Already, South Carolina Electric & Gas is pushing forward with two large projects totaling about 4 MWS.
The law is not a renewable energy requirement so South Carolina remains without a Renewable Portfolio Standard which could generate solar renewable energy credits, or SRECs. System owners can sell SRECs to help recoup their investment.
The law increases the maximum size of a solar system qualifying for what is widely viewed to be one of the better net metering policies in the country. The maximum size would jump from 100 kW to 1 MW.
The net metering law could change because it is subject to regulations that the Public Service Commission and interested parties hope to agree on by the March 2015.

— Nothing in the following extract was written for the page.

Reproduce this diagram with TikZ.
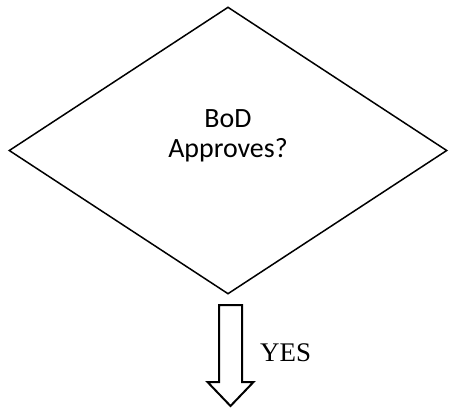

Duke Energy is expected to hold out unless the net metering deliberations produce a less ratepayer-friendly regime. Currently, any excess power generated by a customer’s solar system earns a credit at the full per kilowatt-hour ‘retail’ rate. At present, that is the only economic incentive for residents and businesses to go solar in South Carolina besides the uncapped federal 30% Investment Tax Credit, which drops to 10% after 2016.
Lawmakers demonstrated an encouraging grasp of the value of small solar projects by requiring a utility that opts in to allocate one-half of the 2% for projects between 1-10 MWs and the other half comprised of solar projects under 1 MW. Of that second half, one-fourth of those must be 20 kW or smaller.
The other major feature of the new law authorizes the state to begin utilizing third-parties to finance in the form of leases provided that qualifying lease agreements pass muster with the state’s Public Service Commission. Stay tuned on that too.
Solar advocates shouldn’t expect a quick surge in the amount of in-state solar energy on the state’s grid until the rules are ironed out probably next Spring. Attempts to increase the cap on an existing, modest, 25% state tax credit did not garner enough support. The credit is capped at $3,500 or 50% of a taxpayer’s liability – whichever is less – for the year the system is activated. Companies such as SolarCity and Sunrun pushed to authorize direct third-party sales, but fell short.
A large tax credit wouldn’t necessarily benefit how commercial solar projects are financed, according Colin Murchie, Director of Project Finance at Sol Systems, which tracks state solar markets. “Attempts to simultaneously implement this program together with a significant tax state tax credit could actually restrict the availability of finance and increase its costs,” Murchie said.
Murchie said South Carolina faces a handicap that hampers solar development in North Carolina for how it enables Duke Energy there to control solar’s growth and who in the Tar Heel state benefits from it. Such a complication could result in a shortage of tax equity that could otherwise fund third-party ownership of solar systems, Murchie said. “The market could develop more efficiently with a program that includes projects independent of a utility.”
South Carolina had been viewed as among several states in the Southeast with no interest in enabling a competitive market for solar energy. While that’s still the case, at least engineering and procurement contractors could see growth in their business and third-party lessors could gain something of a toehold there, thereby expanding the constituency for clean energy and perhaps support for a more robust solar law.
The sentiment among most clean energy advocates is the new law is a step forward for solar in the Palmetto State. Whether South Carolina will see in-state growth in solar energy and related jobs remains to be seen.
“What we had was (sic) a lot of barriers, barriers that stood in our way when it came to solar energy,” Governor Haley said at the ceremonial signing. “Then we look at the fact that we want to find as many domestic resources as we can when it comes to energy.”